Vous prenez vos médicaments consciencieusement, en respectant la posologie et en évitant d’éventuelles interactions médicamenteuses avec d’autres traitements ? Bien. Mais prenez-vous en compte votre alimentation ? La distance entre les prises et vos repas ? La Dre Hélène Verdoux, psychiatre et professeur de psychiatrie à l'Université de Bordeaux, décortique les interactions possibles entre somnifères et anxiolytiques et aliments et prévient : “Les médicaments sont absorbés et transformés par les mêmes organes que les aliments, d’où le risque parfois de court-circuit. Il peut aussi exister une compétition entre les molécules des médicaments et des aliments.”
Une problématique courante car les psychotropes (il en existe plus de 1000 références) sont très couramment prescrits en France, pour des pathologies psychiatriques mais aussi pour des troubles du sommeil, des épisodes dépressifs ou anxieux ou des douleurs chroniques.
Les graisses alimentaires peuvent accélérer la libération du principe actif du médicament hypnotique. Cela peut entraîner un effet sédatif trop rapide ou trop intense.
“Dans la plupart des cas, ces interactions n'entraînent ni surdosage, ni surdosage, tient à rassurer la psychiatre. Si un risque existe, le prescripteur vous informe. Néanmoins, ces interactions entre psychotropes et alimentation peuvent entraîner des discordances entre la dose prescrite et les effets observés.”

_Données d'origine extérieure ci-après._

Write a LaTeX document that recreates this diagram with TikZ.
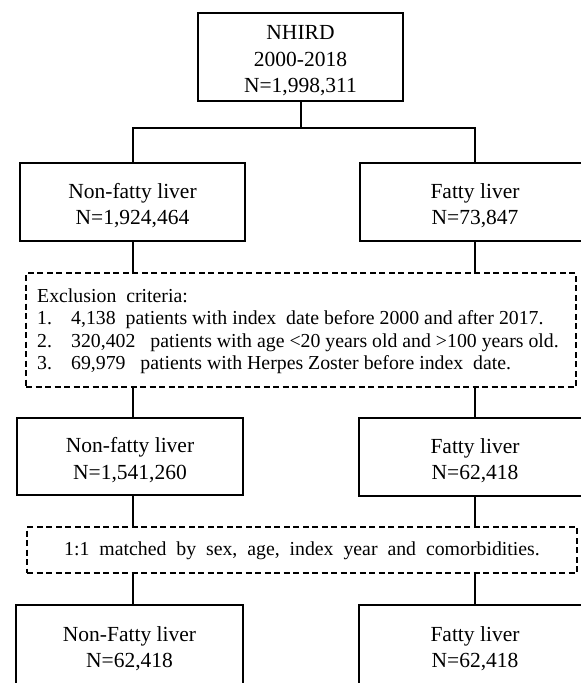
\documentclass[tikz,border=0pt]{standalone}
\usepackage{fontspec}
\setmainfont{Liberation Serif}
\begin{document}
\begin{tikzpicture}[x=1pt,y=-1pt,
  box/.style={draw=black, line width=2pt, fill=white, inner sep=0pt},
  txt/.style={align=center, inner sep=0pt, font=\fontsize{21.5}{26.5}\selectfont},
  dbox/.style={draw=black, line width=2pt, dash pattern=on 6pt off 3.5pt, fill=white, inner sep=0pt},
  conn/.style={draw=black, line width=2pt}]
\useasboundingbox (0,0) rectangle (581,683);
\clip (0,0) rectangle (581,683);
% boxes
\node[box, minimum width=205pt, minimum height=88pt] (top) at (300.5,57) {};
\node[box, minimum width=225pt, minimum height=78pt] (a1) at (132.5,202) {};
\node[box, minimum width=230pt, minimum height=78pt] (b1) at (475,202) {};
\node[dbox, minimum width=550pt, minimum height=114pt] (ex) at (301,330) {};
\node[box, minimum width=226pt, minimum height=77pt] (a2) at (130,456.5) {};
\node[box, minimum width=232pt, minimum height=78pt] (b2) at (475,457) {};
\node[dbox, minimum width=550pt, minimum height=46pt] (mt) at (302,550) {};
\node[box, minimum width=227pt, minimum height=80pt] (a3) at (129.5,645) {};
\node[box, minimum width=232pt, minimum height=80pt] (b3) at (475,645) {};
% texts
\node[txt] (topt) at ([yshift=-4pt]top.center) {NHIRD\\2000-2018\\N=1,998,311};
\node[txt] (a1t) at ([yshift=-3.5pt]a1.center) {Non-fatty liver\\N=1,924,464};
\node[txt] (b1t) at ([yshift=-3.5pt]b1.center) {Fatty liver\\N=73,847};
\node[txt] (a2t) at ([yshift=-3.5pt]a2.center) {Non-fatty liver\\N=1,541,260};
\node[txt] (b2t) at ([yshift=-3.5pt]b2.center) {Fatty liver\\N=62,418};
\node[txt] (a3t) at ([yshift=-3.5pt]a3.center) {Non-Fatty liver\\N=62,418};
\node[txt] (b3t) at ([yshift=-3.5pt]b3.center) {Fatty liver\\N=62,418};
\node[align=left, inner sep=0pt, anchor=west, font=\fontsize{19.8}{22.5}\selectfont] (ext) at ([xshift=12pt,yshift=-1pt]ex.west)
  {Exclusion\ \ criteria:\\
   \makebox[34pt][l]{1.}4,138\ \ patients with index\ \ date before 2000 and after 2017.\\
   \makebox[34pt][l]{2.}320,402\ \ \ patients with age <20 years old and >100 years old.\\
   \makebox[34pt][l]{3.}69,979\ \ \ patients with Herpes Zoster before index\ \ date.};
\node[inner sep=0pt, font=\fontsize{19.8}{22}\selectfont] (mtt) at ([yshift=-1pt]mt.center)
  {1:1\ \ matched\ \ by\ \ sex,\ \ age,\ \ index\ \ year\ \ and\ \ comorbidities.};
% connectors
\coordinate (split) at (300.5,128);
\draw[conn] (top.south) -- (split);
\draw[conn] (a1.north) |- (split) -| (b1.north);
\draw[conn] (a1.south) -- (a1.south |- ex.north);
\draw[conn] (b1.south) -- (b1.south |- ex.north);
\draw[conn] (a1.south |- ex.south) -- (a1.south |- a2.north);
\draw[conn] (b1.south |- ex.south) -- (b2.north);
\draw[conn] (a1.south |- a2.south) -- (a1.south |- mt.north);
\draw[conn] (b2.south) -- (b2.south |- mt.north);
\draw[conn] (a1.south |- mt.south) -- (a1.south |- a3.north);
\draw[conn] (b2.south |- mt.south) -- (b3.north);
\end{tikzpicture}
\end{document}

Mieux vaut donc rester vigilant et ne pas hésiter à demander à son médecin ou son pharmacien le moment idéal de prise d’un médicament psychotrope.
Alimentation : antidépresseurs et hypnotiques moins bien absorbés
L’alimentation peut modifier l’absorption du médicament au niveau digestif. C’est le cas avec la quétiapine à libération prolongée (seule disponible en France, commercialisée sous le nom de Xeroquel), un neuroleptique utilisé dans le traitement des épisodes dépressifs et des troubles bipolaires. “Il faut prendre la quétiapine, dont les prescriptions augmentent chez les seniors, en dehors des repas car les graisses accélèrent la libération du principe actif, argumente la Dre Veroux. Cela peut entraîner un effet sédatif trop rapide ou trop intense.”
A l’inverse, les graisses ralentissent l’absorption de certains hypnotiques (prescrits dans les troubles du sommeil notamment) comme le zolpidem, la zopiclone et le daridoxant. “’L’effet survient plus tard et est moins intense”, précise la Dre Verdoux qui conseille de prendre ces médicaments en dehors des repas. Tout comme les imipraminiques, aussi appelés antidépresseurs tricycliques (Clomipramine, Imipramine, Amitriptyline, Nortriptyline, Protriptyline, Maprotiline, Amoxapine, Doxepine, Desipramine, Trimipramine, Dotherpine, Lofepramine, Tianeptine), car leur absorption est diminuée en cas de repas riche en fibres.
Psychotropes et pamplemousse : les liaisons dangereuses
Le pamplemousse contient des substances qui peuvent modifier le métabolisme des médicaments psychotropes. “Il peut entraîner un surdosage de nombreux médicaments en inhibant le CYP3A4 (enzyme du tube digestif et du foie), note encore la psychiatre. Un seul pamplemousse ou un verre de jus augmente le risque, surtout dans les six heures suivant la prise, avec des effets qui peuvent durer jusqu’à vingt-quatre heures. Les principaux psychotropes concernés sont la quétiapine, la sertraline, le diazépam, la carbamazépine, le buspirone, le daridoxant et la méthadone.”
Si vous avez l’habitude de consommer du pamplemousse, en fruit ou en jus de fruit, informez systématiquement votre médecin et votre pharmacien. Les intéractions avec les traitements médicamenteux sont nombreuses avec cet agrume.
Lithium : des teneurs en sel à contrôler
Le lithium est un médicament prescrit dans les troubles bipolaires et qui doit s’assortir de précautions alimentaires particulières. “Le rein ne reconnaît pas le lithium et le traite comme le sodium (le sel), ce qui peut poser problème, décrypte la spécialiste. Si l’alimentation est pauvre en sel, le rein “stocke” le lithium à la place, avec un risque de surdosage ; inversement, si l’alimentation est riche en sel, le lithium est davantage éliminé. Il faut donc faire attention aux changements dans la quantité de sel consommée.”
Bien que connue, cette interaction peut porter à conséquence car ces traitements sont généralement pris au long cours. Au fil des années, on peut ainsi avoir tendance à être moins vigilant sur les variations de sel de notre alimentation.